▸ **Problem**: Reproduce the listing below character for character; drop every image.

▸ **Dataset excerpt**:

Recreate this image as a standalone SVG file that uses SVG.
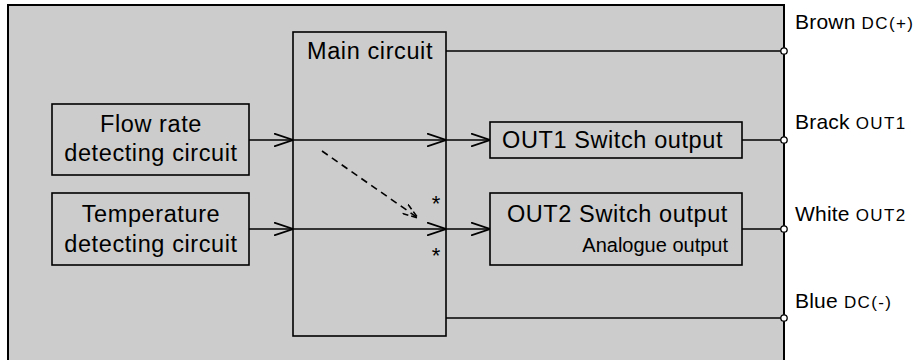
<svg xmlns="http://www.w3.org/2000/svg" width="921" height="360" viewBox="0 0 921 360">
<defs>
<marker id="v" viewBox="0 0 19 14" refX="19" refY="7" markerWidth="19" markerHeight="14" markerUnits="userSpaceOnUse" orient="auto">
<path d="M0,0.5 L19,7 L0,13.5" fill="none" stroke="#000" stroke-width="1.7"/>
</marker>
<marker id="vd" viewBox="0 0 16 12" refX="16" refY="6" markerWidth="16" markerHeight="12" markerUnits="userSpaceOnUse" orient="auto">
<path d="M0,0.5 L16,6 L0,11.5" fill="none" stroke="#000" stroke-width="1.6" stroke-dasharray="6,3"/>
</marker>
</defs>
<style>
.box{fill:#cccccc;stroke:#000;stroke-width:1.6}
.ln{fill:none;stroke:#000;stroke-width:1.6}
.t{font-family:"Liberation Sans",Arial,sans-serif;font-size:23.5px;fill:#000;letter-spacing:0.6px}
.lbl{font-size:21px;letter-spacing:0.2px}
.s{font-size:17px;letter-spacing:1.4px}
.ast{font-size:22px;letter-spacing:0}
.term{fill:#fff;stroke:#000;stroke-width:1.3}
</style>
<rect width="921" height="360" fill="#fff"/>
<rect id="housing" x="8" y="5" width="776" height="370" fill="#cccccc" stroke="#000" stroke-width="2"/>
<g id="connectors">
<line class="ln" x1="249" y1="140" x2="293" y2="140" marker-end="url(#v)"/>
<line class="ln" x1="293" y1="140" x2="446" y2="140" marker-end="url(#v)"/>
<line class="ln" x1="446" y1="140" x2="490" y2="140" marker-end="url(#v)"/>
<line class="ln" x1="249" y1="229" x2="293" y2="229" marker-end="url(#v)"/>
<line class="ln" x1="293" y1="229" x2="446" y2="229" marker-end="url(#v)"/>
<line class="ln" x1="446" y1="229" x2="490" y2="229" marker-end="url(#v)"/>
<line class="ln" x1="322" y1="151" x2="418" y2="218" stroke-dasharray="7,5" marker-end="url(#vd)"/>
<line class="ln" x1="446" y1="51" x2="784" y2="51"/>
<line class="ln" x1="742" y1="140" x2="784" y2="140"/>
<line class="ln" x1="742" y1="229" x2="784" y2="229"/>
<line class="ln" x1="446" y1="318" x2="784" y2="318"/>
</g>
<g id="main">
<rect class="box" x="293" y="32" width="153" height="304" style="fill:none"/>
<text class="t" x="307" y="59">Main circuit</text>
<text class="t ast" x="436" y="211" text-anchor="middle">*</text>
<text class="t ast" x="436" y="263" text-anchor="middle">*</text>
</g>
<g id="flow">
<rect class="box" x="52" y="104" width="197" height="71"/>
<text class="t" x="151" y="132" text-anchor="middle">Flow rate</text>
<text class="t" x="151" y="161" text-anchor="middle">detecting circuit</text>
</g>
<g id="temp">
<rect class="box" x="52" y="193" width="197" height="72"/>
<text class="t" x="151" y="222" text-anchor="middle">Temperature</text>
<text class="t" x="151" y="252" text-anchor="middle">detecting circuit</text>
</g>
<g id="out1">
<rect class="box" x="490" y="122" width="252" height="36"/>
<text class="t" x="502" y="148">OUT1 Switch output</text>
</g>
<g id="out2">
<rect class="box" x="490" y="193" width="252" height="72"/>
<text class="t" x="728" y="222" text-anchor="end">OUT2 Switch output</text>
<text class="t" x="728" y="252" text-anchor="end" style="font-size:20px;letter-spacing:0">Analogue output</text>
</g>
<g id="terminals">
<circle class="term" cx="784" cy="51" r="3.2"/>
<circle class="term" cx="784" cy="140" r="3.2"/>
<circle class="term" cx="784" cy="229" r="3.2"/>
<circle class="term" cx="784" cy="318" r="3.2"/>
<text class="t lbl" x="795" y="29">Brown <tspan class="s">DC(+)</tspan></text>
<text class="t lbl" x="795" y="129">Brack <tspan class="s">OUT1</tspan></text>
<text class="t lbl" x="795" y="221">White <tspan class="s">OUT2</tspan></text>
<text class="t lbl" x="795" y="308">Blue <tspan class="s">DC(-)</tspan></text>
</g>
</svg>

▸ **Solution to this task**:
Recreate this image as a standalone SVG file that uses SVG.
<svg xmlns="http://www.w3.org/2000/svg" width="921" height="360" viewBox="0 0 921 360">
<defs>
<marker id="v" viewBox="0 0 19 14" refX="19" refY="7" markerWidth="19" markerHeight="14" markerUnits="userSpaceOnUse" orient="auto">
<path d="M0,0.5 L19,7 L0,13.5" fill="none" stroke="#000" stroke-width="1.7"/>
</marker>
<marker id="vd" viewBox="0 0 16 12" refX="16" refY="6" markerWidth="16" markerHeight="12" markerUnits="userSpaceOnUse" orient="auto">
<path d="M0,0.5 L16,6 L0,11.5" fill="none" stroke="#000" stroke-width="1.6" stroke-dasharray="6,3"/>
</marker>
</defs>
<style>
.box{fill:#cccccc;stroke:#000;stroke-width:1.6}
.ln{fill:none;stroke:#000;stroke-width:1.6}
.t{font-family:"Liberation Sans",Arial,sans-serif;font-size:23.5px;fill:#000;letter-spacing:0.6px}
.lbl{font-size:21px;letter-spacing:0.2px}
.s{font-size:17px;letter-spacing:1.4px}
.ast{font-size:22px;letter-spacing:0}
.term{fill:#fff;stroke:#000;stroke-width:1.3}
</style>
<rect width="921" height="360" fill="#fff"/>
<rect id="housing" x="8" y="5" width="776" height="370" fill="#cccccc" stroke="#000" stroke-width="2"/>
<g id="connectors">
<line class="ln" x1="249" y1="140" x2="293" y2="140" marker-end="url(#v)"/>
<line class="ln" x1="293" y1="140" x2="446" y2="140" marker-end="url(#v)"/>
<line class="ln" x1="446" y1="140" x2="490" y2="140" marker-end="url(#v)"/>
<line class="ln" x1="249" y1="229" x2="293" y2="229" marker-end="url(#v)"/>
<line class="ln" x1="293" y1="229" x2="446" y2="229" marker-end="url(#v)"/>
<line class="ln" x1="446" y1="229" x2="490" y2="229" marker-end="url(#v)"/>
<line class="ln" x1="322" y1="151" x2="418" y2="218" stroke-dasharray="7,5" marker-end="url(#vd)"/>
<line class="ln" x1="446" y1="51" x2="784" y2="51"/>
<line class="ln" x1="742" y1="140" x2="784" y2="140"/>
<line class="ln" x1="742" y1="229" x2="784" y2="229"/>
<line class="ln" x1="446" y1="318" x2="784" y2="318"/>
</g>
<g id="main">
<rect class="box" x="293" y="32" width="153" height="304" style="fill:none"/>
<text class="t" x="307" y="59">Main circuit</text>
<text class="t ast" x="436" y="211" text-anchor="middle">*</text>
<text class="t ast" x="436" y="263" text-anchor="middle">*</text>
</g>
<g id="flow">
<rect class="box" x="52" y="104" width="197" height="71"/>
<text class="t" x="151" y="132" text-anchor="middle">Flow rate</text>
<text class="t" x="151" y="161" text-anchor="middle">detecting circuit</text>
</g>
<g id="temp">
<rect class="box" x="52" y="193" width="197" height="72"/>
<text class="t" x="151" y="222" text-anchor="middle">Temperature</text>
<text class="t" x="151" y="252" text-anchor="middle">detecting circuit</text>
</g>
<g id="out1">
<rect class="box" x="490" y="122" width="252" height="36"/>
<text class="t" x="502" y="148">OUT1 Switch output</text>
</g>
<g id="out2">
<rect class="box" x="490" y="193" width="252" height="72"/>
<text class="t" x="728" y="222" text-anchor="end">OUT2 Switch output</text>
<text class="t" x="728" y="252" text-anchor="end" style="font-size:20px;letter-spacing:0">Analogue output</text>
</g>
<g id="terminals">
<circle class="term" cx="784" cy="51" r="3.2"/>
<circle class="term" cx="784" cy="140" r="3.2"/>
<circle class="term" cx="784" cy="229" r="3.2"/>
<circle class="term" cx="784" cy="318" r="3.2"/>
<text class="t lbl" x="795" y="29">Brown <tspan class="s">DC(+)</tspan></text>
<text class="t lbl" x="795" y="129">Brack <tspan class="s">OUT1</tspan></text>
<text class="t lbl" x="795" y="221">White <tspan class="s">OUT2</tspan></text>
<text class="t lbl" x="795" y="308">Blue <tspan class="s">DC(-)</tspan></text>
</g>
</svg>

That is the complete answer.